**DATA**:

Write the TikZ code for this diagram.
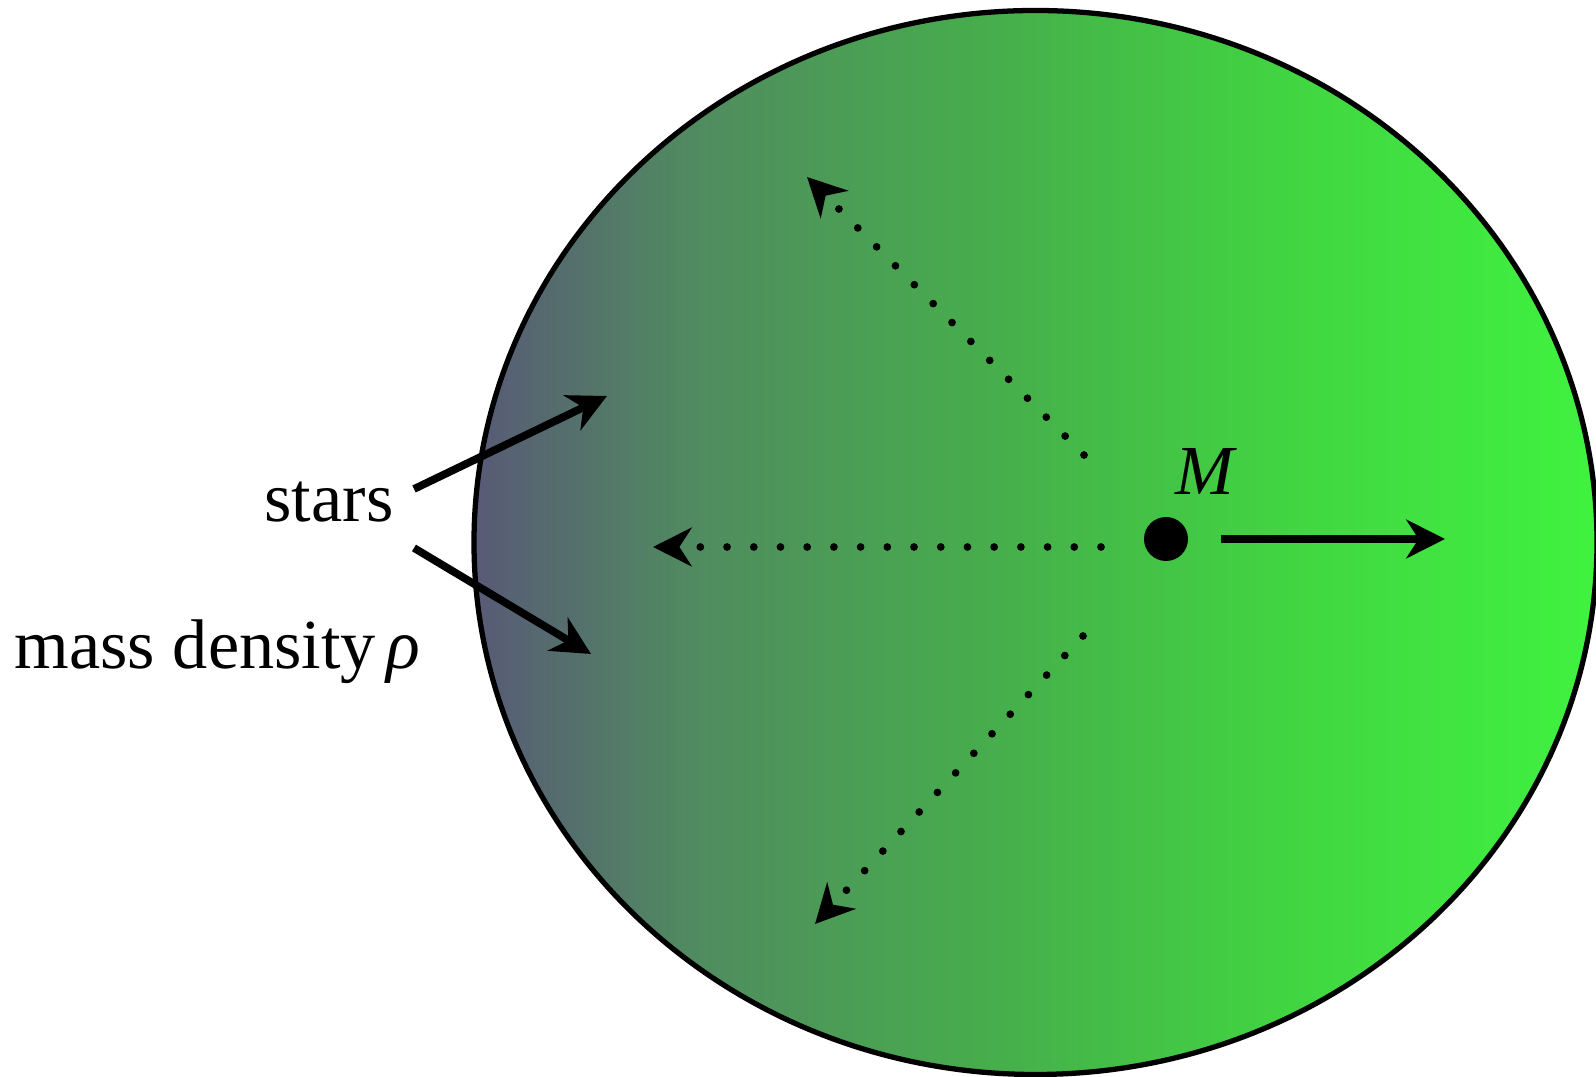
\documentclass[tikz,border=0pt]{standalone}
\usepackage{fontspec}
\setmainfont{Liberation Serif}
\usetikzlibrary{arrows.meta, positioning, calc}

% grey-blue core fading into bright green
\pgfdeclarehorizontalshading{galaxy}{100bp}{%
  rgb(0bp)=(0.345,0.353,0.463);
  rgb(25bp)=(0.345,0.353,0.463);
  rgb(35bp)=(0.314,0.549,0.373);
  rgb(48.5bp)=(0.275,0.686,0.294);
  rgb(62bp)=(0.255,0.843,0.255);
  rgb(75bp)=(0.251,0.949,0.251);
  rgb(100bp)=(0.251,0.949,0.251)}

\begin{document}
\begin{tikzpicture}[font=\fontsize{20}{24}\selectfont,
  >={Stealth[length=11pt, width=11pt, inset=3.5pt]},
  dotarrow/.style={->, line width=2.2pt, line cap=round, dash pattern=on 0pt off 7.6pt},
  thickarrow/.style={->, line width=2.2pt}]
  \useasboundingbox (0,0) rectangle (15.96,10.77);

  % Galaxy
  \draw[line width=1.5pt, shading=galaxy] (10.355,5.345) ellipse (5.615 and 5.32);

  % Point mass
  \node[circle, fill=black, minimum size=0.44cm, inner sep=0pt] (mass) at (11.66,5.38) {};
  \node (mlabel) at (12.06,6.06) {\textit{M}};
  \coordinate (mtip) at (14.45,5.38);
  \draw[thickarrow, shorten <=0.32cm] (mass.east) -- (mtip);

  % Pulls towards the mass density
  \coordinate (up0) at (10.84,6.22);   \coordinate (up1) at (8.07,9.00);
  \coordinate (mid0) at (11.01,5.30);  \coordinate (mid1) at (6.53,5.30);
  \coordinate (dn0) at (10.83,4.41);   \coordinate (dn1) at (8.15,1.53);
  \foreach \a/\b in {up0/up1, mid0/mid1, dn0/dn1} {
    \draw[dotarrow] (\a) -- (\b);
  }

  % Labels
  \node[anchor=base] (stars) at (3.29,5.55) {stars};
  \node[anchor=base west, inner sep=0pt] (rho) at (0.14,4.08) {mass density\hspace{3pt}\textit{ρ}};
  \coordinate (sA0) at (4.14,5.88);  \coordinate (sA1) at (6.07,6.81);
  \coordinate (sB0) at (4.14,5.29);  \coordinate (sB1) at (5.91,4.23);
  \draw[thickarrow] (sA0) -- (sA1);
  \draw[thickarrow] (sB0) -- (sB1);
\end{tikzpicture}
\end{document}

**TASK GOAL**:
From the first line above through the line containing "(mass.east) -- (mtip);", copy everything exactly, without the pictures.

**RESPONSE TO THIS EXERCISE**:
Write the TikZ code for this diagram.
\documentclass[tikz,border=0pt]{standalone}
\usepackage{fontspec}
\setmainfont{Liberation Serif}
\usetikzlibrary{arrows.meta, positioning, calc}

% grey-blue core fading into bright green
\pgfdeclarehorizontalshading{galaxy}{100bp}{%
  rgb(0bp)=(0.345,0.353,0.463);
  rgb(25bp)=(0.345,0.353,0.463);
  rgb(35bp)=(0.314,0.549,0.373);
  rgb(48.5bp)=(0.275,0.686,0.294);
  rgb(62bp)=(0.255,0.843,0.255);
  rgb(75bp)=(0.251,0.949,0.251);
  rgb(100bp)=(0.251,0.949,0.251)}

\begin{document}
\begin{tikzpicture}[font=\fontsize{20}{24}\selectfont,
  >={Stealth[length=11pt, width=11pt, inset=3.5pt]},
  dotarrow/.style={->, line width=2.2pt, line cap=round, dash pattern=on 0pt off 7.6pt},
  thickarrow/.style={->, line width=2.2pt}]
  \useasboundingbox (0,0) rectangle (15.96,10.77);

  % Galaxy
  \draw[line width=1.5pt, shading=galaxy] (10.355,5.345) ellipse (5.615 and 5.32);

  % Point mass
  \node[circle, fill=black, minimum size=0.44cm, inner sep=0pt] (mass) at (11.66,5.38) {};
  \node (mlabel) at (12.06,6.06) {\textit{M}};
  \coordinate (mtip) at (14.45,5.38);
  \draw[thickarrow, shorten <=0.32cm] (mass.east) -- (mtip);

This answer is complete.